So what now?
A few things, actually. But before we get to them, we must recognize last week’s insurrectionist rampage at the Capitol for what it was. It is being seen, and not wrongly, as the angry response of delusional right-wingers lied into believing a presidential election was stolen. It is being framed, and not without reason, as the ultimate statement of white privilege; a white mob allowed to ransack the Capitol — virtually none was arrested and some even took selfies with police — in the same city where peaceful protesters asserting that Black Lives Matter were met with military force.

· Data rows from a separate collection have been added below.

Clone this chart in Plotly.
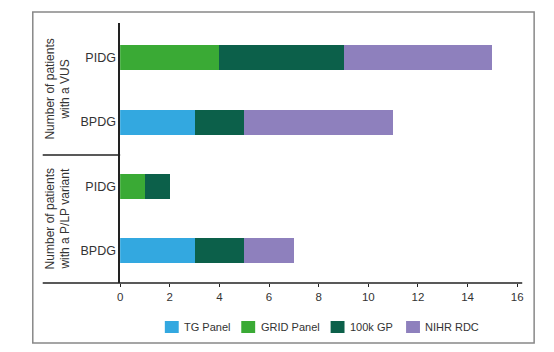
import plotly.graph_objects as go

# Categories bottom -> top
categories = ["BPDG", "PIDG", "BPDG", "PIDG"]
groups = ["Number of patients<br>with a P/LP variant", "Number of patients<br>with a VUS"]

tg_panel = [3, 0, 3, 0]
grid_panel = [0, 1, 0, 4]
gp_100k = [2, 1, 2, 5]
nihr_rdc = [2, 0, 6, 6]

series_names = ["TG Panel", "GRID Panel", "100k GP", "NIHR RDC"]
series_values = [tg_panel, grid_panel, gp_100k, nihr_rdc]
series_colors = ["#33a8e0", "#3aaa35", "#0c604a", "#8e80bd"]

# legend swatch left edges (pixels)
legend_x = [163, 240, 330, 406]

W, H = 554, 352
def px(x):
    return x / W
def py(y):
    return 1 - y / H

ypos = list(range(len(categories)))

fig = go.Figure()
for name, vals, col in zip(series_names, series_values, series_colors):
    fig.add_trace(go.Bar(
        y=ypos, x=vals, name=name, orientation="h",
        marker=dict(color=col, line=dict(width=0)),
        width=0.39, showlegend=False,
    ))

fig.update_layout(
    width=W, height=H,
    margin=dict(l=0, r=0, t=0, b=0),
    paper_bgcolor="white", plot_bgcolor="white",
    barmode="stack",
    font=dict(family="Liberation Sans, Arial, sans-serif", color="#333333", size=11),
    showlegend=False,
    xaxis=dict(domain=[px(118), px(523)], range=[0, 16.2], tickvals=list(range(0, 17, 2)),
               showgrid=False, zeroline=False, showline=False,
               ticks="outside", ticklen=3, tickcolor="#222222",
               tickfont=dict(size=11.5, color="#333333")),
    yaxis=dict(domain=[py(283), py(23)], range=[-0.5, 3.54],
               tickvals=ypos, ticktext=categories,
               showgrid=False, zeroline=False, showline=True, linecolor="#222222", linewidth=1.5,
               ticks="", tickfont=dict(size=12.5, color="#333333")),
)

shapes = [
    # outer frame
    dict(type="rect", xref="paper", yref="paper", x0=px(30), x1=px(535), y0=py(343), y1=py(12),
         line=dict(color="#888888", width=1.5)),
    # x axis line (extended left)
    dict(type="line", xref="paper", yref="paper", x0=px(40), x1=px(523), y0=py(283), y1=py(283),
         line=dict(color="#222222", width=1.5)),
    # group divider
    dict(type="line", xref="paper", yref="paper", x0=px(40), x1=px(118), y0=py(155), y1=py(155),
         line=dict(color="#222222", width=1.5)),
]
# manual legend
for name, col, lx in zip(series_names, series_colors, legend_x):
    shapes.append(dict(type="rect", xref="paper", yref="paper", x0=px(lx), x1=px(lx + 14),
                       y0=py(333), y1=py(321), fillcolor=col, line=dict(width=0)))
    fig.add_annotation(text=name, xref="paper", yref="paper", x=px(lx + 17.5), y=py(327),
                       showarrow=False, xanchor="left", yanchor="middle",
                       font=dict(size=11, color="#333333"))
fig.update_layout(shapes=shapes)

fig.add_annotation(text=groups[1], xref="paper", yref="paper", x=px(55), y=py(89),
                   showarrow=False, textangle=-90, font=dict(size=12, color="#333333"),
                   xanchor="center", yanchor="middle")
fig.add_annotation(text=groups[0], xref="paper", yref="paper", x=px(55), y=py(219),
                   showarrow=False, textangle=-90, font=dict(size=12, color="#333333"),
                   xanchor="center", yanchor="middle")

fig.write_html("out.html")
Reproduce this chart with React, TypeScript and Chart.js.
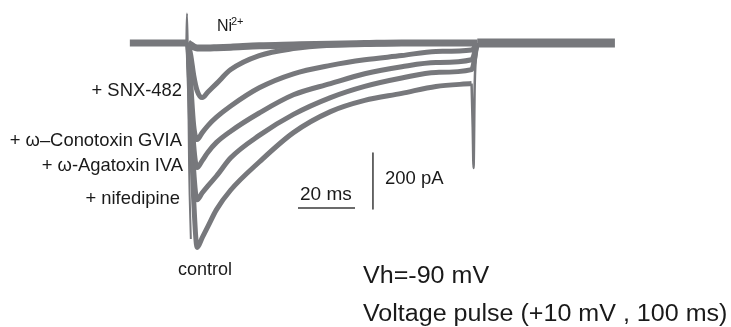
import React, { useEffect, useRef } from "react";
import { Chart, registerables } from "chart.js";

Chart.register(...registerables);

// time (ms) from pulse onset, shared by the pulse-period traces
const timeMs = [0, 1, 2, 3.2, 5, 7, 10, 15, 25, 37, 50, 62, 75, 87, 99.5];
// currents (pA)
const niCurrent = [0, -7, -14, -18, -18, -18, -17, -15, -10, -7, -4, -2, 0, 0, 0];
const snxCurrent = [0, -45, -115, -170, -195, -175, -145, -95, -45, -20, -8, -4, -2, 0, 0];
const conotoxinCurrent = [0, -150, -295, -345, -320, -295, -265, -225, -160, -110, -80, -60, -45, -30, -25];
const agatoxinCurrent = [0, -185, -365, -445, -420, -390, -355, -315, -250, -185, -145, -110, -85, -70, -60];
const nifedipineCurrent = [0, -240, -455, -560, -535, -510, -475, -410, -330, -255, -195, -155, -125, -105, -95];
const controlCurrent = [0, -310, -560, -730, -695, -655, -595, -525, -425, -320, -245, -205, -180, -155, -145];

// holding baseline before and after the pulse
const preTime = [-20.4, -0.6];
const preCurrent = [0, 0];
const postTime = [101.5, 149.8];
const postCurrent = [0, 0];

// capacitive transient at onset
const onsetTime = [-0.6, -0.35, -0.1, 0.4, 1.0];
const onsetCurrent = [0, 105, 0, -450, -700];

// tail current at pulse end
const tailTime = [99.5, 99.9, 100.2, 100.6, 101.2, 102.5];
const tailCurrent = [-145, -300, -446, -150, -40, 0];

// scale bars
const timeBarX = [38.6, 58.6];
const timeBarY = [-589, -589];
const currentBarX = [64.9, 64.9];
const currentBarY = [-393, -593];

// axis ranges
const X_MIN = -65.96;
const X_MAX = 190.53;
const Y_MIN = -1014.3;
const Y_MAX = 153.6;

const traceColor = "#77787c";
const barColor = "#3a3a3a";

function pts(t: number[], v: number[]) {
  return t.map((x, i) => ({ x, y: v[i] }));
}

function withEnd(t: number[], v: number[]) {
  // pulse trace joined to the post-pulse baseline
  return [...pts(t, v), { x: 101.5, y: 0 }];
}

const FONT = "'Liberation Sans', Arial, sans-serif";

function Label(props: {
  text: string;
  left?: number;
  right?: number;
  baseline: number;
  size: number;
  sx?: number;
}) {
  const { text, left, right, baseline, size, sx } = props;
  const style: React.CSSProperties = {
    position: "absolute",
    top: baseline - 0.8465 * size,
    fontFamily: FONT,
    fontSize: size,
    lineHeight: 1,
    whiteSpace: "nowrap",
    color: "#1a1a1a",
  };
  if (left !== undefined) style.left = left;
  if (right !== undefined) {
    style.right = 731 - right;
    style.textAlign = "right";
  }
  if (sx) {
    style.transform = `scaleX(${sx})`;
    style.transformOrigin = left !== undefined ? "left" : "right";
  }
  return <div style={style}>{text}</div>;
}

export default function App() {
  const ref = useRef<HTMLCanvasElement>(null);

  useEffect(() => {
    const line = (data: { x: number; y: number }[], width: number, color = traceColor) => ({
      data,
      showLine: true,
      borderColor: color,
      backgroundColor: color,
      borderWidth: width,
      pointRadius: 0,
      cubicInterpolationMode: "monotone" as const,
      borderJoinStyle: "round" as const,
    });
    const chart = new Chart(ref.current!, {
      type: "scatter",
      data: {
        datasets: [
          line(pts(preTime, preCurrent), 7),
          line(pts(postTime, postCurrent), 9),
          line(withEnd(timeMs, niCurrent), 7),
          line(withEnd(timeMs, snxCurrent), 5),
          line(withEnd(timeMs, conotoxinCurrent), 5),
          line(withEnd(timeMs, agatoxinCurrent), 5),
          line(withEnd(timeMs, nifedipineCurrent), 5),
          line(pts(timeMs, controlCurrent), 5),
          line(pts(onsetTime, onsetCurrent), 2),
          line(pts(tailTime, tailCurrent), 2.5),
          { ...line(pts(timeBarX, timeBarY), 1.5, barColor), cubicInterpolationMode: "default" as const },
          { ...line(pts(currentBarX, currentBarY), 1.5, barColor), cubicInterpolationMode: "default" as const },
        ],
      },
      options: {
        animation: false,
        responsive: false,
        devicePixelRatio: 1,
        layout: { padding: 0 },
        plugins: { legend: { display: false }, tooltip: { enabled: false } },
        scales: {
          x: { type: "linear", display: false, min: X_MIN, max: X_MAX },
          y: { type: "linear", display: false, min: Y_MIN, max: Y_MAX },
        },
      },
    });
    return () => chart.destroy();
  }, []);

  return (
    <div
      style={{
        position: "absolute",
        left: 0,
        top: 0,
        width: 731,
        height: 327,
        background: "#ffffff",
        overflow: "hidden",
      }}
    >
      <canvas ref={ref} width={731} height={327} style={{ position: "absolute", left: 0, top: 0 }} />
      <Label text="Ni" left={217} baseline={32} size={16} />
      <Label text="2+" left={231} baseline={25} size={11} />
      <Label text="+ SNX-482" right={182} baseline={97} size={18.4} />
      <Label text="+ ω–Conotoxin GVIA" right={182} baseline={147} size={18.4} />
      <Label text="+ ω-Agatoxin IVA" right={183} baseline={172} size={18.4} />
      <Label text="+ nifedipine" right={180} baseline={205} size={18.4} />
      <Label text="control" left={178} baseline={275} size={18} />
      <Label text="20 ms" left={300} baseline={200} size={19} />
      <Label text="200 pA" left={385} baseline={185} size={18.5} />
      <Label text="Vh=-90 mV" left={363} baseline={283} size={23} sx={1.09} />
      <Label text="Voltage pulse (+10 mV , 100 ms)" left={363} baseline={321} size={23} sx={1.09} />
    </div>
  );
}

But for all the other things that riot was, it was also an expression of fear — the panic of those who find themselves outnumbered. One cannot overemphasize a simple fact: In only one of the eight presidential elections since 1993 — Bush v. Kerry in 2004 — has the Republican Party won the popular vote. Seven times, the majority of voters have sided with the Democrats. GOP leaders — and the resentful white voters who are their core constituency — understand what this means. They know they’ve lost the debate over LGBTQ rights, immigration, race and all the other issues marking the line between left and right. They realize the nation’s population of angry white people is dwarfed by its rainbow coalition of white, Black, Asian, Hispanic, Islamic, Jewish, LGBTQ and others who demand, in the words of the pledge we learned as children, liberty and justice for all.
This is why Republicans have erected barriers — photo ID laws, voter purges, polling-place closures — to keep Democratic constituencies from voting. And it’s why those thugs felt themselves righteous in attacking the Capitol. To return, then, to the question with which we opened: In the short term, those responsible for security at the Capitol must answer before Congress for the failures of same — and then be relieved of duty. Whatever new measures are required to prevent a repeat of Wednesday’s mayhem must be put into effect with alacrity. One such is obvious: Police must learn to stop automatically coding “white” as somehow less threatening. As this melee proves, that creates a dangerous blind spot.
Meantime, in the slightly longer term, incoming President Joe Biden and his party, while they have control of the White House and Congress, must secure the vote. Nothing except the pandemic should be of higher priority. Pass a new Voting Rights Act (name it for the late Rep. John Lewis) to restore the one the Supreme Court gutted in 2013 and stop state lawmakers from playing politics with people’s most sacred right. Remove from the hands of politicians the power to draw district lines to advantage themselves and disadvantage their opponents — gerrymandering. And by all means, abolish the Electoral College which, as one Washington Post columnist observed, came dangerously close — 73,700 votes across three states — to giving Donald Trump a second term, his shellacking by 7 million votes overall notwithstanding.
These reforms would help our democracy more accurately reflect the people’s will. But there might be a corollary benefit. Shorn of the electoral dirty tricks it has depended upon to remain viable, the GOP might finally be forced to break its thrall to the politics of white resentment and become a party responsive to the needs of all Americans.
We can only hope. But let us also recognize that, for the mob that ran riot last week at the Capitol, our hope is their fear. They know what a rising rainbow tide would do.
Namely, sweep them away like the garbage they are.